Exercise goal
Write the data below out exactly as it stands. Do not include the pictures.

Data shown
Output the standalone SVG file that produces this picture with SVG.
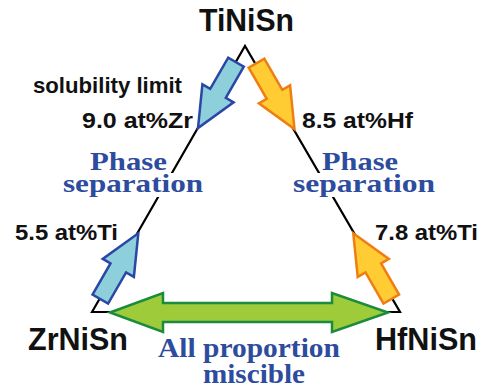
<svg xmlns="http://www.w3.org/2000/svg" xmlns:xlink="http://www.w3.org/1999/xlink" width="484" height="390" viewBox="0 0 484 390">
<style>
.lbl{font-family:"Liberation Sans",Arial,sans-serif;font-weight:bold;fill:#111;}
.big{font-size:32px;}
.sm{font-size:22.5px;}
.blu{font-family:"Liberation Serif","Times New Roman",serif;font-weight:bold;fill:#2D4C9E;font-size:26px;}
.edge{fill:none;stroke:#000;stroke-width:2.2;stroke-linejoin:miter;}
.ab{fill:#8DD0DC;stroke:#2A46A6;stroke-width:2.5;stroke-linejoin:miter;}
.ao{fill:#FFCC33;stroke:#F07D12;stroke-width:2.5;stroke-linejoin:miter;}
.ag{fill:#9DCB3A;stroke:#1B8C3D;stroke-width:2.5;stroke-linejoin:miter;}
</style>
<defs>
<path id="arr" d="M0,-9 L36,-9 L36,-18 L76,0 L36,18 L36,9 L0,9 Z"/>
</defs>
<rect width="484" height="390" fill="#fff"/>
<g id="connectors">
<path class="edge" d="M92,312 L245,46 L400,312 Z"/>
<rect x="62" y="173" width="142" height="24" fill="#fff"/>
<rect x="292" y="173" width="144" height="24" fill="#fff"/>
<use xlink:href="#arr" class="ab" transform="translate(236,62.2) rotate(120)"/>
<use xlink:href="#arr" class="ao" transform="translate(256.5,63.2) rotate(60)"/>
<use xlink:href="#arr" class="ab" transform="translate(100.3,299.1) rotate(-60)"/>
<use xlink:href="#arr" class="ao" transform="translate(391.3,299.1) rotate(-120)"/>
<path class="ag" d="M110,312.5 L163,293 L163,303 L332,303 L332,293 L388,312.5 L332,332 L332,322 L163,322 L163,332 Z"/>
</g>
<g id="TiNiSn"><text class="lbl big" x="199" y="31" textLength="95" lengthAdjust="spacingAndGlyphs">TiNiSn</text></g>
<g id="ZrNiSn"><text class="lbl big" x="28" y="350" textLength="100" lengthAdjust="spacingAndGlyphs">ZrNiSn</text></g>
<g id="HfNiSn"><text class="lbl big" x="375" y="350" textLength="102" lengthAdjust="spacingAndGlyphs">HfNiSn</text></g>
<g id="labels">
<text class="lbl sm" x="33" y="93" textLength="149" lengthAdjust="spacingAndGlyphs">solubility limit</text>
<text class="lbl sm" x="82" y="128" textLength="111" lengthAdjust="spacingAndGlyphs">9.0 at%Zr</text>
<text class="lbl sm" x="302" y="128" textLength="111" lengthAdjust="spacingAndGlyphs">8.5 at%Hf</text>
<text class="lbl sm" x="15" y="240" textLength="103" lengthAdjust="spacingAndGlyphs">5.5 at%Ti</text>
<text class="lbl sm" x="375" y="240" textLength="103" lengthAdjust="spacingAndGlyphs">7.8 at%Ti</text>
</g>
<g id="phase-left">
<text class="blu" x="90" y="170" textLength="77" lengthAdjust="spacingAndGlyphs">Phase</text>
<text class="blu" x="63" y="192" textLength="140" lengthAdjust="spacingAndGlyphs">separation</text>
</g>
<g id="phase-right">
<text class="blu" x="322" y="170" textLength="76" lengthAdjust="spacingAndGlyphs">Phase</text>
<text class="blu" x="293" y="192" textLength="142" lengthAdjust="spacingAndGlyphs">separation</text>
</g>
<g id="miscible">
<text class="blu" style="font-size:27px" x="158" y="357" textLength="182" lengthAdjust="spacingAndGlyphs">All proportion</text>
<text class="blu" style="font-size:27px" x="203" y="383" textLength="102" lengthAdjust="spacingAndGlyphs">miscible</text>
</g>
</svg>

Response
Output the standalone SVG file that produces this picture with SVG.
<svg xmlns="http://www.w3.org/2000/svg" xmlns:xlink="http://www.w3.org/1999/xlink" width="484" height="390" viewBox="0 0 484 390">
<style>
.lbl{font-family:"Liberation Sans",Arial,sans-serif;font-weight:bold;fill:#111;}
.big{font-size:32px;}
.sm{font-size:22.5px;}
.blu{font-family:"Liberation Serif","Times New Roman",serif;font-weight:bold;fill:#2D4C9E;font-size:26px;}
.edge{fill:none;stroke:#000;stroke-width:2.2;stroke-linejoin:miter;}
.ab{fill:#8DD0DC;stroke:#2A46A6;stroke-width:2.5;stroke-linejoin:miter;}
.ao{fill:#FFCC33;stroke:#F07D12;stroke-width:2.5;stroke-linejoin:miter;}
.ag{fill:#9DCB3A;stroke:#1B8C3D;stroke-width:2.5;stroke-linejoin:miter;}
</style>
<defs>
<path id="arr" d="M0,-9 L36,-9 L36,-18 L76,0 L36,18 L36,9 L0,9 Z"/>
</defs>
<rect width="484" height="390" fill="#fff"/>
<g id="connectors">
<path class="edge" d="M92,312 L245,46 L400,312 Z"/>
<rect x="62" y="173" width="142" height="24" fill="#fff"/>
<rect x="292" y="173" width="144" height="24" fill="#fff"/>
<use xlink:href="#arr" class="ab" transform="translate(236,62.2) rotate(120)"/>
<use xlink:href="#arr" class="ao" transform="translate(256.5,63.2) rotate(60)"/>
<use xlink:href="#arr" class="ab" transform="translate(100.3,299.1) rotate(-60)"/>
<use xlink:href="#arr" class="ao" transform="translate(391.3,299.1) rotate(-120)"/>
<path class="ag" d="M110,312.5 L163,293 L163,303 L332,303 L332,293 L388,312.5 L332,332 L332,322 L163,322 L163,332 Z"/>
</g>
<g id="TiNiSn"><text class="lbl big" x="199" y="31" textLength="95" lengthAdjust="spacingAndGlyphs">TiNiSn</text></g>
<g id="ZrNiSn"><text class="lbl big" x="28" y="350" textLength="100" lengthAdjust="spacingAndGlyphs">ZrNiSn</text></g>
<g id="HfNiSn"><text class="lbl big" x="375" y="350" textLength="102" lengthAdjust="spacingAndGlyphs">HfNiSn</text></g>
<g id="labels">
<text class="lbl sm" x="33" y="93" textLength="149" lengthAdjust="spacingAndGlyphs">solubility limit</text>
<text class="lbl sm" x="82" y="128" textLength="111" lengthAdjust="spacingAndGlyphs">9.0 at%Zr</text>
<text class="lbl sm" x="302" y="128" textLength="111" lengthAdjust="spacingAndGlyphs">8.5 at%Hf</text>
<text class="lbl sm" x="15" y="240" textLength="103" lengthAdjust="spacingAndGlyphs">5.5 at%Ti</text>
<text class="lbl sm" x="375" y="240" textLength="103" lengthAdjust="spacingAndGlyphs">7.8 at%Ti</text>
</g>
<g id="phase-left">
<text class="blu" x="90" y="170" textLength="77" lengthAdjust="spacingAndGlyphs">Phase</text>
<text class="blu" x="63" y="192" textLength="140" lengthAdjust="spacingAndGlyphs">separation</text>
</g>
<g id="phase-right">
<text class="blu" x="322" y="170" textLength="76" lengthAdjust="spacingAndGlyphs">Phase</text>
<text class="blu" x="293" y="192" textLength="142" lengthAdjust="spacingAndGlyphs">separation</text>
</g>
<g id="miscible">
<text class="blu" style="font-size:27px" x="158" y="357" textLength="182" lengthAdjust="spacingAndGlyphs">All proportion</text>
<text class="blu" style="font-size:27px" x="203" y="383" textLength="102" lengthAdjust="spacingAndGlyphs">miscible</text>
</g>
</svg>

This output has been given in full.